The instincts of those who are grasping for some way to hold the tools used to make temperature predictions accountable to reality in some way are sound, even if their method is somewhat misguided. They aren’t idiots or morons, they’re just not specialists.

That’s just not supportable.  If Will were genuinely trying to grapple with a difficult subject, he wouldn’t cherry pick data in a way that even a high school sophomore could tell him was fraudulent.  Will may not be an idiot or a moron, but as I said in my original post, he is a deliberate charlatan.  Nobody who’s serious about the climate change debate should be trying to soft pedal this.

All that said, I agree entirely with Manzi about this:

What’s especially ironic abut a lot of the commentary on the post is that lots of people take assertions of uncertainty in climate forecasts as undercutting the case for emissions mitigation, so those on the Right argue for uncertainty, and those on the Left argue the opposite. In the sophisticated AGW debate, the economic justification for mitigation is seen as, conceptually, an insurance premium. If the expected warming takes place with expected effects, it is very difficult to justify the economic costs of mitigation, and therefore it is a hedge against much-worse-than-expected effects. Therefore, the greater the uncertainty in climate prediction, the stronger the case for mitigation — uncertainty is not our friend. So before you accuse me of intellectual dishonesty, recognize that in pointing out limitations in the current practice of climate model validation, I am actually arguing a point that cuts against my stated policy preference.

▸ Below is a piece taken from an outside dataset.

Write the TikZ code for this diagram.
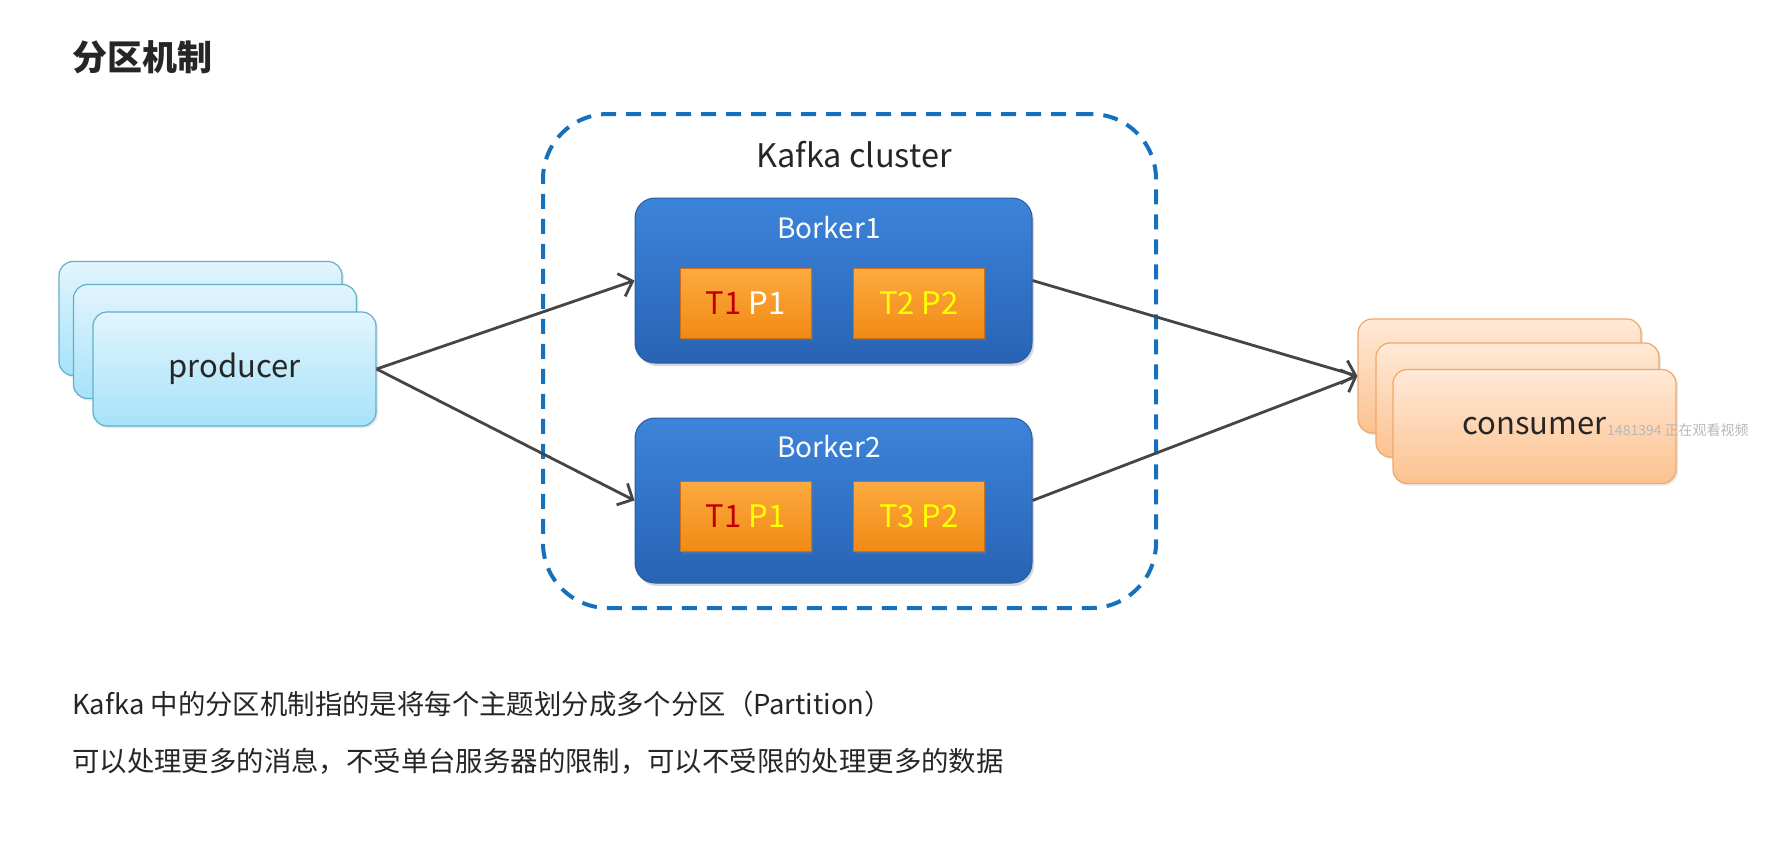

As I’ve mentioned previously, if we could be sure that global temperatures would rise no more than 2ºC over the next century, then you could make a case that it’s not worth trying to prevent it.  Not a great case, perhaps, but maybe a defensible one.

But the real reason to get serious about global warming is that we can’t be sure of that.  In particular, as more data has come in and our models have gotten better, it’s looking more and more as if the likelihood of warming in the range of 4-5ºC or even higher is very real.  That would be undeniably catastrophic, and if there’s even a 10% chance of that happening, we need to blow our gaskets trying to stop it.

Unfortunately, here in the real world, that’s not why the skeptics are continually blustering about the uncertainty in climate models.  They’re doing it because they want people to believe that global warming is a hoax and temperatures over the next century won’t rise at all.  No good can come of being useful idiots for this crowd.